Who could ANC ally with to secure majority?
What you need to know:
- The party, once led by liberation hero Nelson Mandela, looks set to remain the single biggest party but win less than 50 percent of the vote, forcing it to seek a coalition.
Johannesburg. The ANC, which has governed South Africa for three decades, is on course to lose its outright majority for the first time after elections this week, portending a period of unprecedented political uncertainty.
The party, once led by liberation hero Nelson Mandela, looks set to remain the single biggest party but win less than 50 percent of the vote, forcing it to seek a coalition.
Analysts say a likely alliance will depend on how far the African National Congress (ANC) falls short of a clear majority, with final results expected in the next couple of days.
Here are some of the possible tie-ups that the party led by President Cyril Ramaphosa could negotiate:
Court estranged stalwarts
With more than two-thirds of the votes counted, the ANC was leading with less than 42 percent -- 15 points down on 2019 -- followed by the centre-right Democratic Alliance (DA) on 22 percent.
Behind them are two former ANC stalwarts: former president Jacob Zuma's uMkhonto weSizwe (MK) on 12 percent and leftist firebrand Julius Malema's Economic Freedom Fighters (EFF) on nine percent.
Malema founded the EFF in 2013 after being thrown out of the ANC, where he had served as youth leader but was accused of fomenting party divisions.
Zuma, a charismatic anti-apartheid fighter, also founded his party after being ousted from the ANC and has clawed into the veteran party's support in his home province of KwaZulu-Natal.
Depending on the ANC's final tally, it could call on either the MK or the EFF -- or both in a scenario predicted by analysts to likely be unstable.
"The EFF are just too erratic, too unpredictable in the type of demand they make," author and analyst Susan Booysen said, adding that the fallout between Ramaphosa and Zuma "is just too far reaching".
But a deal between the parties cannot be ruled out.
"It wouldn't be difficult for them to form a coalition because they have similar policies and similar tendencies," said Siphamandla Zondi, politics professor at University of Johannesburg.
In 2008, Zuma himself declared that the ANC would "rule until Jesus comes back".
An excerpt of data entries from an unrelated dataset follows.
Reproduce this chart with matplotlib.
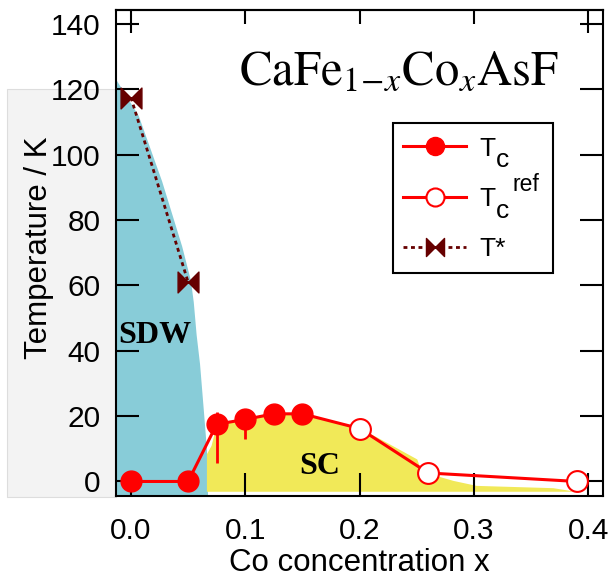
import numpy as np
import matplotlib.pyplot as plt
import matplotlib.lines as mlines
from matplotlib.path import Path
from matplotlib.patches import Rectangle

plt.rcParams['font.family'] = 'Liberation Sans'
plt.rcParams['mathtext.fontset'] = 'stix'

# superconducting Tc (this work) and literature Tc
tc_x = [0.0, 0.05, 0.075, 0.1, 0.125, 0.15]
tc_T = [0.0, 0.0, 17.5, 19.0, 20.7, 20.7]
tc_err_lo = [0, 0, 12.0, 6.0, 0, 0]
tc_err_hi = [0, 0, 3.7, 2.0, 0, 0]
ref_x = [0.2, 0.26, 0.39]
ref_T = [16.2, 2.6, 0.0]

# structural / magnetic transition T*
ts_x = [0.0, 0.05]
ts_T = [117.5, 61.0]

# SDW phase boundary
sdw_T = [-4.5, 10, 21, 36, 45, 55, 61.6, 72, 82, 92, 102, 112, 123]
sdw_x = [0.067, 0.066, 0.0635, 0.060, 0.057, 0.0545, 0.052, 0.0444, 0.0356, 0.0268,
         0.0166, 0.0064, -0.0131]

# SC dome outline
sc_x = [0.066, 0.070, 0.073, 0.076, 0.1, 0.125, 0.15, 0.165, 0.2, 0.215, 0.226,
        0.25, 0.252, 0.265, 0.282, 0.302, 0.369, 0.385]
sc_top = [8.5, 11, 15, 18, 19.3, 20.5, 20.5, 19.7, 16.3, 13.6, 11.5,
          6.9, 4.9, 2.0, 0.3, -1.2, -1.9, -2.8]
sc_bottom = -3.0

red = '#ff0000'
dark = '#660000'

fig = plt.figure(figsize=(6.14, 5.79), dpi=100)
fig.patches.append(Rectangle((0.0114, 0.1416), 0.1775, 0.7047, transform=fig.transFigure,
                             facecolor='#f3f3f3', edgecolor='#dddddd', lw=0.8, zorder=-1))
ax = fig.add_axes([0.1889, 0.1434, 0.7932, 0.8394])
xlim = (-0.0131, 0.4129)
ax.set_xlim(xlim)
ax.set_ylim(-4.44, 144.3)

ax.fill_betweenx(sdw_T, xlim[0], sdw_x, color='#88ccd8', lw=0, zorder=1)
ax.fill_between(sc_x, sc_bottom, sc_top, color='#f1e958', lw=0, zorder=1)

# T* with bow-tie markers
bowtie = Path([(-1, -1), (0, 0), (-1, 1), (-1, -1), (1, -1), (0, 0), (1, 1), (1, -1)],
              [Path.MOVETO, Path.LINETO, Path.LINETO, Path.CLOSEPOLY,
               Path.MOVETO, Path.LINETO, Path.LINETO, Path.CLOSEPOLY])
ts_style = dict(color=dark, lw=2.0, dashes=(1.4, 1.3), marker=bowtie, ms=15, mfc=dark, mec=dark)
ax.plot(ts_x, ts_T, zorder=3, **ts_style)

# Tc line through all points
ax.plot(tc_x + ref_x, tc_T + ref_T, color=red, lw=2.2, zorder=3)
ax.errorbar(tc_x, tc_T, yerr=[tc_err_lo, tc_err_hi], fmt='none', ecolor=red, elinewidth=2, zorder=3)
ax.plot(tc_x, tc_T, marker='o', ms=15, mfc=red, mec=red, ls='none', zorder=4)
ax.plot(ref_x, ref_T, marker='o', ms=15, mfc='white', mec=red, mew=1.5, ls='none', zorder=4)

ax.text(0.021, 44.7, 'SDW', family='Liberation Serif', weight='bold', fontsize=23,
        ha='center', va='center', zorder=5)
ax.text(0.165, 4.5, 'SC', family='Liberation Serif', weight='bold', fontsize=23,
        ha='center', va='center', zorder=5)
ax.text(0.234, 121.5, r'$\mathrm{CaFe}_{1\!-\!x}\mathrm{Co}_{x}\mathrm{AsF}$', fontsize=35,
        ha='center', va='baseline')

# legend: frame drawn separately, subscripts added next to the labels
l1 = mlines.Line2D([], [], color=red, lw=2.2, marker='o', ms=13, mfc=red, mec=red)
l2 = mlines.Line2D([], [], color=red, lw=2.2, marker='o', ms=13, mfc='white', mec=red, mew=1.5)
l3 = mlines.Line2D([], [], **dict(ts_style, ms=13))
leg = ax.legend([l1, l2, l3], ['T', 'T', 'T*'], loc='center left',
                bbox_to_anchor=(0.589, 0.611), borderaxespad=0, borderpad=0,
                fontsize=19, handlelength=2.4, handletextpad=0.5, labelspacing=1.0,
                frameon=False)
ax.add_patch(Rectangle((0.5688, 0.4582), 0.3275, 0.3087, transform=ax.transAxes,
                       facecolor='white', edgecolor='black', lw=1.5, zorder=4.5))
texts = leg.get_texts()
for t in texts[:2]:
    ax.annotate('c', xy=(1, 0), xycoords=t, xytext=(0.5, -8.4), textcoords='offset points',
                fontsize=19, ha='left', va='bottom', zorder=6, annotation_clip=False)
ax.annotate('ref', xy=(1, 0), xycoords=texts[1], xytext=(12, 10.8), textcoords='offset points',
            fontsize=16.5, ha='left', va='bottom', zorder=6, annotation_clip=False)

for s in ax.spines.values():
    s.set_linewidth(1.5)
ax.set_xticks([0.0, 0.1, 0.2, 0.3, 0.4])
ax.set_xticklabels(['0.0', '0.1', '0.2', '0.3', '0.4'])
ax.set_yticks(np.arange(0, 141, 20))
ax.tick_params(direction='in', length=16.5, width=1.5, labelsize=21.5, right=True)
ax.tick_params(axis='x', pad=15)
ax.tick_params(axis='y', pad=11)

top = ax.secondary_xaxis('top')
top.set_xticks([0.0, 0.4])
top.set_xticks([0.1, 0.2, 0.3], minor=True)
top.tick_params(which='major', direction='in', length=16.5, width=1.5, labeltop=False)
top.tick_params(which='minor', direction='in', length=10, width=1.5)
top.spines['top'].set_linewidth(1.5)

ax.set_xlabel('Co concentration x', fontsize=22.5)
ax.set_ylabel('Temperature / K', fontsize=22.5)
ax.xaxis.set_label_coords(0.5, -0.107)
ax.yaxis.set_label_coords(-0.128, 0.51)

fig.savefig('out.png', dpi=100)
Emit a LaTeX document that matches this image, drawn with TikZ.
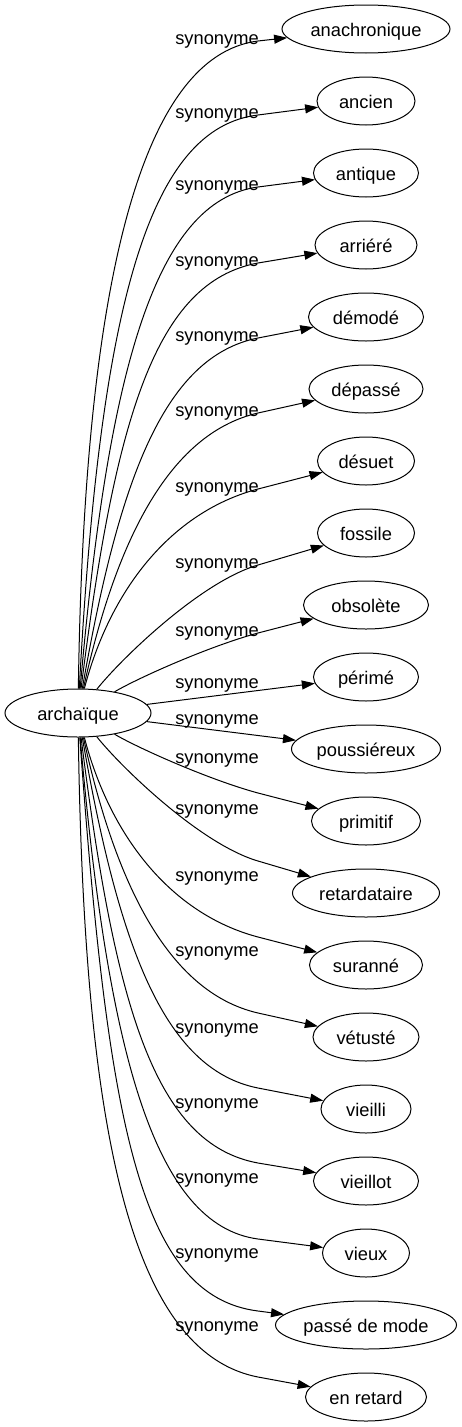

Unite with main challenger
The ANC could have no choice but to co-opt the official centre-right opposition into a national coalition government, despite the DA's fierce criticism of their rule.
The DA itself was banking on forming a coalition of smaller outfits to "rescue South Africa".
It has dubbed a possible deal between the ANC, EFF and MK a "Doomsday Coalition" that will wallow in chaos and corruption.
The price for a deal with the DA could prove costly with significant policy concessions, analysts say.
The DA has vowed to roll back the ANC's race-based economic empowerment programmes and to boost growth through privatisation and deregulation.
"It sounds a bit far-fetched at some level but maybe that is the direction they will be going," Booysen told AFP.
Christopher Vandome, a senior research fellow at London-based Chatham House think tank, agrees.
"There are very senior voices inside the party pushing for a centrist coalition or an agreement of supplying confidence with the DA," he told AFP, adding that they could keep Ramaphosa as president and give some positions to the DA.
But he predicted that negotiations would be "bumpy" for all parties.
Turn to smaller parties
If the ANC ends up close to the 50-percent mark, it could approach a number of smaller parties, many of them expected to earn just a few percent of the vote.
A projection by the Council of Scientific and Industrial Research (CSIR) indicated the ANC was in line to win less than 42 percent, rendering the scenario less likely.
Currently, the Zulu nationalist Inkatha Freedom Party and anti-immigration Patriotic Alliance have managed more than two percent of the votes.
The rest of the more than 40 registered political parties have one percent or less.
The small parties will nonetheless have a big say in the "substantially" changed political landscape, political analyst Daniel Silke said.
"The ANC is now the largest party but no longer the dominant political party," he said.